Against Organicism: a defence of an ontology of everyday objects

Abstract This thesis claims that attempts to eliminate everyday objects from ontology on the basis of a priori reasoning about the composition relation fail. The thesis focuses on the positions of 'Organicist' philosophers; philosophers who argue that all that exists are organisms and microscopic (or smaller) mereological simples. Organicist positions have two key foundations: 1) arguments from compositional failure, which conclude that there are no everyday objects because (it is argued) there are no non-living composite entities. 2) A rhetorical move, the 'O-arranging manoeuvre', whereby it is claimed that the elimination of everyday objects from our ontology would make 'no-difference' because object-wise arrangements of mereological simples take their place.

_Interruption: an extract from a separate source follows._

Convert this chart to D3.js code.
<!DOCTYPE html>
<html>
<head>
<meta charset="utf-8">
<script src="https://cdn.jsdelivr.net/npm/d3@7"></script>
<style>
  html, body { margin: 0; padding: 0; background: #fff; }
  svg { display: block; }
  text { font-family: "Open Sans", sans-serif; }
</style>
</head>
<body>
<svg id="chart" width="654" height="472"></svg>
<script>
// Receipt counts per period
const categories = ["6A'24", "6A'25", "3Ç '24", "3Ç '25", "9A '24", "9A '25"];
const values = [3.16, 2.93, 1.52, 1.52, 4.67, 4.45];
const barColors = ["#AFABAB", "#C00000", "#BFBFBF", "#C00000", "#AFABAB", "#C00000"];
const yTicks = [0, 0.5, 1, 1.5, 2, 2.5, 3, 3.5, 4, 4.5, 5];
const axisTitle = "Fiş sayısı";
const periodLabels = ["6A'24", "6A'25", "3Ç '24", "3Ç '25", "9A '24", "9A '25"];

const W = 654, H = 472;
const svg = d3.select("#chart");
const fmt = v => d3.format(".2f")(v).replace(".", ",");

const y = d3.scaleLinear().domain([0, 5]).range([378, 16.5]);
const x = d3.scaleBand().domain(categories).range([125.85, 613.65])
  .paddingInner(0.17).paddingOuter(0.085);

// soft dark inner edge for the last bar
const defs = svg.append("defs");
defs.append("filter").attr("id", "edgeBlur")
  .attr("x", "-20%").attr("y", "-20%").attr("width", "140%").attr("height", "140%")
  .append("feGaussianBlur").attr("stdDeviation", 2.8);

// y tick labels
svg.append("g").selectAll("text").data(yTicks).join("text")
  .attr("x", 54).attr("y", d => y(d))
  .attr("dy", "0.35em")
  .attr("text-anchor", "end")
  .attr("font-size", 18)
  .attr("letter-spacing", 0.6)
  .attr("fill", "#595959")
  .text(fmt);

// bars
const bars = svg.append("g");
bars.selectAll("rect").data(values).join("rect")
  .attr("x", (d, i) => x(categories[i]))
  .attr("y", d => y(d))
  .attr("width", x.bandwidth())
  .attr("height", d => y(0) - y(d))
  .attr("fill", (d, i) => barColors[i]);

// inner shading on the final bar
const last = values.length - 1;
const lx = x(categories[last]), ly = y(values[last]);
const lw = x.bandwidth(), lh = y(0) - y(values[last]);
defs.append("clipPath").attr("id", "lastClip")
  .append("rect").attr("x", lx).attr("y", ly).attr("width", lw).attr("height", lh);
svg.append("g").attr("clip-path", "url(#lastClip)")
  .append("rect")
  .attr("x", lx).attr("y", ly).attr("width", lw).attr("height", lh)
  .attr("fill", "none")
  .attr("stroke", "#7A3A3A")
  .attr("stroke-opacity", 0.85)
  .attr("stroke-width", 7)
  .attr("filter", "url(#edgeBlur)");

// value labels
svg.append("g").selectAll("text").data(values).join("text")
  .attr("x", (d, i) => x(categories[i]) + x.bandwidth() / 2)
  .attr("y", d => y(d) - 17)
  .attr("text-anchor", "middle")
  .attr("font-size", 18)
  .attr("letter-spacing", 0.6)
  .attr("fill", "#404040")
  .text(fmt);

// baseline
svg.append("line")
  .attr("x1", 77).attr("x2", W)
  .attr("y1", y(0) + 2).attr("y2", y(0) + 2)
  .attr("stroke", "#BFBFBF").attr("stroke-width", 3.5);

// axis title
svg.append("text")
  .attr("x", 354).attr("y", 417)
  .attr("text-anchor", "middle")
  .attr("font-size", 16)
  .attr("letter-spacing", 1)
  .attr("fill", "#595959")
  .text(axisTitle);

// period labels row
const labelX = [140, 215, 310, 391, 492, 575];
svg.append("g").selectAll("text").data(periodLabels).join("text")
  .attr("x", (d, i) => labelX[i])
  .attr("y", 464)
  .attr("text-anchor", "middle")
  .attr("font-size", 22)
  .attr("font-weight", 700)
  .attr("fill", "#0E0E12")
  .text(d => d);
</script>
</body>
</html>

The thesis maintains that arguments from compositional failure should be reinterpreted as arguments to the conclusion that the notion of 'composition' being employed by Organicists is inadequate for the purposes of metaphysics. A minimal alternative account of everyday objects is posited. It is shown that by deploying the O-arranging manoeuvre Organicists (and other Eliminativists) commit themselves to all that is required on the presented account to entail the conclusion that everyday objects exist. The thesis concludes that there are everyday objects. It suggests that we should reject the idea that composition is what matters in ontology, but if one does not then the thesis gives reasons for rejecting compositional ontologies that entail the non-existence of everyday objects.